• _Your objective_:
Do not include the pictures; repeat the rest of the data exactly.
++++++
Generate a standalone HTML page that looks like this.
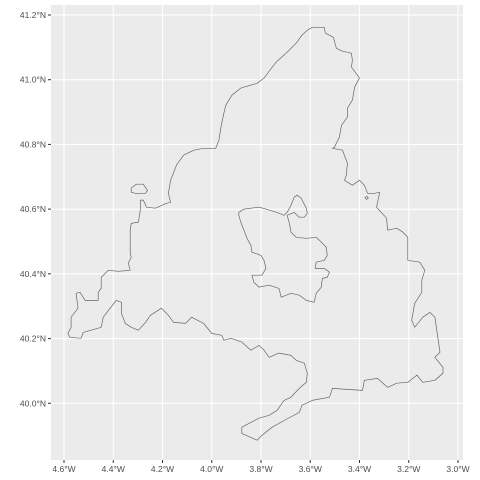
<!DOCTYPE html>
<html><head><meta charset="utf-8"><style>
html,body{margin:0;padding:0;background:#fff}
svg{display:block;font-family:"Liberation Sans",sans-serif}
</style></head><body>
<svg id="chart" width="480" height="480"></svg>
<script>
const xTicks=[-4.6,-4.4,-4.2,-4.0,-3.8,-3.6,-3.4,-3.2,-3.0];
const xTickLabels=["4.6°W","4.4°W","4.2°W","4.0°W","3.8°W","3.6°W","3.4°W","3.2°W","3.0°W"];
const yTicks=[40.0,40.2,40.4,40.6,40.8,41.0,41.2];
const yTickLabels=["40.0°N","40.2°N","40.4°N","40.6°N","40.8°N","41.0°N","41.2°N"];
const regionLon=[-3.592,-3.543,-3.539,-3.506,-3.494,-3.469,-3.433,-3.429,-3.433,-3.400,-3.420,-3.429,-3.449,-3.449,-3.473,-3.482,-3.502,-3.510,-3.469,-3.449,-3.453,-3.461,-3.429,-3.400,-3.380,-3.367,-3.339,-3.318,-3.331,-3.290,-3.286,-3.249,-3.224,-3.204,-3.204,-3.155,-3.135,-3.147,-3.147,-3.176,-3.188,-3.176,-3.143,-3.114,-3.094,-3.082,-3.073,-3.094,-3.061,-3.061,-3.094,-3.143,-3.167,-3.204,-3.249,-3.286,-3.327,-3.380,-3.388,-3.510,-3.522,-3.592,-3.633,-3.645,-3.706,-3.755,-3.796,-3.816,-3.878,-3.878,-3.841,-3.808,-3.767,-3.735,-3.706,-3.678,-3.645,-3.616,-3.612,-3.624,-3.657,-3.678,-3.727,-3.767,-3.788,-3.808,-3.841,-3.878,-3.922,-3.951,-3.959,-4.000,-4.033,-4.082,-4.106,-4.155,-4.176,-4.204,-4.249,-4.269,-4.298,-4.327,-4.351,-4.367,-4.367,-4.388,-4.441,-4.449,-4.522,-4.531,-4.576,-4.584,-4.571,-4.571,-4.543,-4.551,-4.535,-4.514,-4.461,-4.461,-4.449,-4.449,-4.420,-4.380,-4.331,-4.339,-4.327,-4.331,-4.331,-4.327,-4.298,-4.290,-4.290,-4.278,-4.265,-4.229,-4.184,-4.167,-4.176,-4.167,-4.143,-4.114,-4.073,-4.033,-3.984,-3.971,-3.963,-3.951,-3.943,-3.918,-3.882,-3.816,-3.788,-3.739,-3.694,-3.657,-3.633,-3.612];
const regionLat=[41.162,41.162,41.144,41.131,41.097,41.088,41.082,41.060,41.039,41.005,40.977,40.937,40.912,40.884,40.859,40.822,40.791,40.788,40.782,40.742,40.705,40.689,40.674,40.689,40.674,40.649,40.649,40.652,40.606,40.572,40.535,40.541,40.529,40.513,40.442,40.436,40.411,40.380,40.343,40.309,40.257,40.235,40.266,40.281,40.266,40.204,40.158,40.142,40.111,40.093,40.071,40.065,40.087,40.065,40.062,40.049,40.077,40.071,40.040,40.046,40.019,40.009,39.994,39.972,39.947,39.926,39.901,39.886,39.907,39.926,39.941,39.954,39.963,39.978,40.009,40.019,40.046,40.065,40.093,40.124,40.133,40.148,40.155,40.142,40.164,40.179,40.164,40.189,40.201,40.195,40.210,40.216,40.247,40.266,40.247,40.250,40.272,40.294,40.272,40.250,40.226,40.235,40.247,40.278,40.312,40.318,40.266,40.235,40.219,40.201,40.204,40.216,40.235,40.266,40.294,40.340,40.343,40.318,40.318,40.343,40.355,40.389,40.411,40.408,40.411,40.433,40.451,40.467,40.535,40.556,40.560,40.597,40.628,40.628,40.606,40.603,40.618,40.621,40.649,40.689,40.736,40.767,40.782,40.788,40.788,40.813,40.853,40.896,40.921,40.952,40.974,40.989,41.005,41.054,41.085,41.113,41.138,41.153];
const cityLon=[-3.890,-3.869,-3.808,-3.780,-3.735,-3.706,-3.694,-3.678,-3.665,-3.653,-3.637,-3.616,-3.612,-3.624,-3.645,-3.665,-3.694,-3.686,-3.678,-3.657,-3.616,-3.576,-3.563,-3.535,-3.531,-3.543,-3.576,-3.580,-3.543,-3.522,-3.531,-3.551,-3.555,-3.576,-3.584,-3.616,-3.645,-3.678,-3.718,-3.727,-3.767,-3.808,-3.829,-3.837,-3.796,-3.780,-3.788,-3.800,-3.837,-3.841,-3.857,-3.869,-3.882,-3.890];
const cityLat=[40.590,40.600,40.606,40.600,40.590,40.581,40.590,40.612,40.637,40.643,40.634,40.603,40.587,40.575,40.575,40.590,40.581,40.560,40.529,40.513,40.510,40.513,40.504,40.482,40.457,40.442,40.436,40.417,40.417,40.405,40.389,40.386,40.359,40.340,40.312,40.318,40.334,40.340,40.328,40.355,40.365,40.359,40.374,40.396,40.396,40.417,40.442,40.457,40.467,40.488,40.510,40.535,40.560,40.581];
const lakeLon=[-4.327,-4.306,-4.278,-4.261,-4.269,-4.310,-4.327];
const lakeLat=[40.665,40.677,40.677,40.658,40.649,40.649,40.652];
const isleLon=[-3.378,-3.370,-3.364,-3.372];
const isleLat=[40.636,40.640,40.634,40.630];

const L=51,R=463,T=5,B=460;
const xS=v=>64+(v+4.6)*246.25;
const yS=v=>403.3-(v-40)*323.6;
const NS="http://www.w3.org/2000/svg";
const svg=document.getElementById('chart');
function mk(t,a){const e=document.createElementNS(NS,t);for(const k in a)e.setAttribute(k,a[k]);return e;}

const bg=mk('rect',{x:L,y:T,width:R-L,height:B-T,fill:'#ebebeb'});


svg.appendChild(bg);

xTicks.forEach((v,i)=>{
  const x=xS(v);
  const g=mk('line',{x1:x,x2:x,y1:T,y2:B,stroke:'#fff','stroke-width':1.1});
  
  
  svg.appendChild(g);
  const tk=mk('line',{x1:x,x2:x,y1:B,y2:B+3,stroke:'#333','stroke-width':1});
  
  
  svg.appendChild(tk);
  const t=mk('text',{x:x,y:B+12,'font-size':8.5,fill:'#4d4d4d','text-anchor':'middle'});
  t.textContent=xTickLabels[i];
  
  
  svg.appendChild(t);
});
yTicks.forEach((v,i)=>{
  const y=yS(v);
  const g=mk('line',{x1:L,x2:R,y1:y,y2:y,stroke:'#fff','stroke-width':1.1});
  
  
  svg.appendChild(g);
  const tk=mk('line',{x1:L-3,x2:L,y1:y,y2:y,stroke:'#333','stroke-width':1});
  
  
  svg.appendChild(tk);
  const t=mk('text',{x:L-5,y:y+3,'font-size':8.5,fill:'#4d4d4d','text-anchor':'end'});
  t.textContent=yTickLabels[i];
  
  
  svg.appendChild(t);
});

function poly(lons,lats,name){
  const pts=lons.map((v,i)=>xS(v).toFixed(1)+','+yS(lats[i]).toFixed(1)).join(' ');
  const p=mk('polygon',{points:pts,fill:'none',stroke:'#666','stroke-width':0.7,'stroke-linejoin':'round'});
  
  
  svg.appendChild(p);
}
poly(regionLon,regionLat,'region-outline');
poly(cityLon,cityLat,'city-outline');
poly(lakeLon,lakeLat,'lake-outline');
poly(isleLon,isleLat,'islet-outline');
</script>
</body></html>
++++++
• _Solution for this problem_:
Generate a standalone HTML page that looks like this.
<!DOCTYPE html>
<html><head><meta charset="utf-8"><style>
html,body{margin:0;padding:0;background:#fff}
svg{display:block;font-family:"Liberation Sans",sans-serif}
</style></head><body>
<svg id="chart" width="480" height="480"></svg>
<script>
const xTicks=[-4.6,-4.4,-4.2,-4.0,-3.8,-3.6,-3.4,-3.2,-3.0];
const xTickLabels=["4.6°W","4.4°W","4.2°W","4.0°W","3.8°W","3.6°W","3.4°W","3.2°W","3.0°W"];
const yTicks=[40.0,40.2,40.4,40.6,40.8,41.0,41.2];
const yTickLabels=["40.0°N","40.2°N","40.4°N","40.6°N","40.8°N","41.0°N","41.2°N"];
const regionLon=[-3.592,-3.543,-3.539,-3.506,-3.494,-3.469,-3.433,-3.429,-3.433,-3.400,-3.420,-3.429,-3.449,-3.449,-3.473,-3.482,-3.502,-3.510,-3.469,-3.449,-3.453,-3.461,-3.429,-3.400,-3.380,-3.367,-3.339,-3.318,-3.331,-3.290,-3.286,-3.249,-3.224,-3.204,-3.204,-3.155,-3.135,-3.147,-3.147,-3.176,-3.188,-3.176,-3.143,-3.114,-3.094,-3.082,-3.073,-3.094,-3.061,-3.061,-3.094,-3.143,-3.167,-3.204,-3.249,-3.286,-3.327,-3.380,-3.388,-3.510,-3.522,-3.592,-3.633,-3.645,-3.706,-3.755,-3.796,-3.816,-3.878,-3.878,-3.841,-3.808,-3.767,-3.735,-3.706,-3.678,-3.645,-3.616,-3.612,-3.624,-3.657,-3.678,-3.727,-3.767,-3.788,-3.808,-3.841,-3.878,-3.922,-3.951,-3.959,-4.000,-4.033,-4.082,-4.106,-4.155,-4.176,-4.204,-4.249,-4.269,-4.298,-4.327,-4.351,-4.367,-4.367,-4.388,-4.441,-4.449,-4.522,-4.531,-4.576,-4.584,-4.571,-4.571,-4.543,-4.551,-4.535,-4.514,-4.461,-4.461,-4.449,-4.449,-4.420,-4.380,-4.331,-4.339,-4.327,-4.331,-4.331,-4.327,-4.298,-4.290,-4.290,-4.278,-4.265,-4.229,-4.184,-4.167,-4.176,-4.167,-4.143,-4.114,-4.073,-4.033,-3.984,-3.971,-3.963,-3.951,-3.943,-3.918,-3.882,-3.816,-3.788,-3.739,-3.694,-3.657,-3.633,-3.612];
const regionLat=[41.162,41.162,41.144,41.131,41.097,41.088,41.082,41.060,41.039,41.005,40.977,40.937,40.912,40.884,40.859,40.822,40.791,40.788,40.782,40.742,40.705,40.689,40.674,40.689,40.674,40.649,40.649,40.652,40.606,40.572,40.535,40.541,40.529,40.513,40.442,40.436,40.411,40.380,40.343,40.309,40.257,40.235,40.266,40.281,40.266,40.204,40.158,40.142,40.111,40.093,40.071,40.065,40.087,40.065,40.062,40.049,40.077,40.071,40.040,40.046,40.019,40.009,39.994,39.972,39.947,39.926,39.901,39.886,39.907,39.926,39.941,39.954,39.963,39.978,40.009,40.019,40.046,40.065,40.093,40.124,40.133,40.148,40.155,40.142,40.164,40.179,40.164,40.189,40.201,40.195,40.210,40.216,40.247,40.266,40.247,40.250,40.272,40.294,40.272,40.250,40.226,40.235,40.247,40.278,40.312,40.318,40.266,40.235,40.219,40.201,40.204,40.216,40.235,40.266,40.294,40.340,40.343,40.318,40.318,40.343,40.355,40.389,40.411,40.408,40.411,40.433,40.451,40.467,40.535,40.556,40.560,40.597,40.628,40.628,40.606,40.603,40.618,40.621,40.649,40.689,40.736,40.767,40.782,40.788,40.788,40.813,40.853,40.896,40.921,40.952,40.974,40.989,41.005,41.054,41.085,41.113,41.138,41.153];
const cityLon=[-3.890,-3.869,-3.808,-3.780,-3.735,-3.706,-3.694,-3.678,-3.665,-3.653,-3.637,-3.616,-3.612,-3.624,-3.645,-3.665,-3.694,-3.686,-3.678,-3.657,-3.616,-3.576,-3.563,-3.535,-3.531,-3.543,-3.576,-3.580,-3.543,-3.522,-3.531,-3.551,-3.555,-3.576,-3.584,-3.616,-3.645,-3.678,-3.718,-3.727,-3.767,-3.808,-3.829,-3.837,-3.796,-3.780,-3.788,-3.800,-3.837,-3.841,-3.857,-3.869,-3.882,-3.890];
const cityLat=[40.590,40.600,40.606,40.600,40.590,40.581,40.590,40.612,40.637,40.643,40.634,40.603,40.587,40.575,40.575,40.590,40.581,40.560,40.529,40.513,40.510,40.513,40.504,40.482,40.457,40.442,40.436,40.417,40.417,40.405,40.389,40.386,40.359,40.340,40.312,40.318,40.334,40.340,40.328,40.355,40.365,40.359,40.374,40.396,40.396,40.417,40.442,40.457,40.467,40.488,40.510,40.535,40.560,40.581];
const lakeLon=[-4.327,-4.306,-4.278,-4.261,-4.269,-4.310,-4.327];
const lakeLat=[40.665,40.677,40.677,40.658,40.649,40.649,40.652];
const isleLon=[-3.378,-3.370,-3.364,-3.372];
const isleLat=[40.636,40.640,40.634,40.630];

const L=51,R=463,T=5,B=460;
const xS=v=>64+(v+4.6)*246.25;
const yS=v=>403.3-(v-40)*323.6;
const NS="http://www.w3.org/2000/svg";
const svg=document.getElementById('chart');
function mk(t,a){const e=document.createElementNS(NS,t);for(const k in a)e.setAttribute(k,a[k]);return e;}

const bg=mk('rect',{x:L,y:T,width:R-L,height:B-T,fill:'#ebebeb'});


svg.appendChild(bg);

xTicks.forEach((v,i)=>{
  const x=xS(v);
  const g=mk('line',{x1:x,x2:x,y1:T,y2:B,stroke:'#fff','stroke-width':1.1});
  
  
  svg.appendChild(g);
  const tk=mk('line',{x1:x,x2:x,y1:B,y2:B+3,stroke:'#333','stroke-width':1});
  
  
  svg.appendChild(tk);
  const t=mk('text',{x:x,y:B+12,'font-size':8.5,fill:'#4d4d4d','text-anchor':'middle'});
  t.textContent=xTickLabels[i];
  
  
  svg.appendChild(t);
});
yTicks.forEach((v,i)=>{
  const y=yS(v);
  const g=mk('line',{x1:L,x2:R,y1:y,y2:y,stroke:'#fff','stroke-width':1.1});
  
  
  svg.appendChild(g);
  const tk=mk('line',{x1:L-3,x2:L,y1:y,y2:y,stroke:'#333','stroke-width':1});
  
  
  svg.appendChild(tk);
  const t=mk('text',{x:L-5,y:y+3,'font-size':8.5,fill:'#4d4d4d','text-anchor':'end'});
  t.textContent=yTickLabels[i];
  
  
  svg.appendChild(t);
});

function poly(lons,lats,name){
  const pts=lons.map((v,i)=>xS(v).toFixed(1)+','+yS(lats[i]).toFixed(1)).join(' ');
  const p=mk('polygon',{points:pts,fill:'none',stroke:'#666','stroke-width':0.7,'stroke-linejoin':'round'});
  
  
  svg.appendChild(p);
}
poly(regionLon,regionLat,'region-outline');
poly(cityLon,cityLat,'city-outline');
poly(lakeLon,lakeLat,'lake-outline');
poly(isleLon,isleLat,'islet-outline');
</script>
</body></html>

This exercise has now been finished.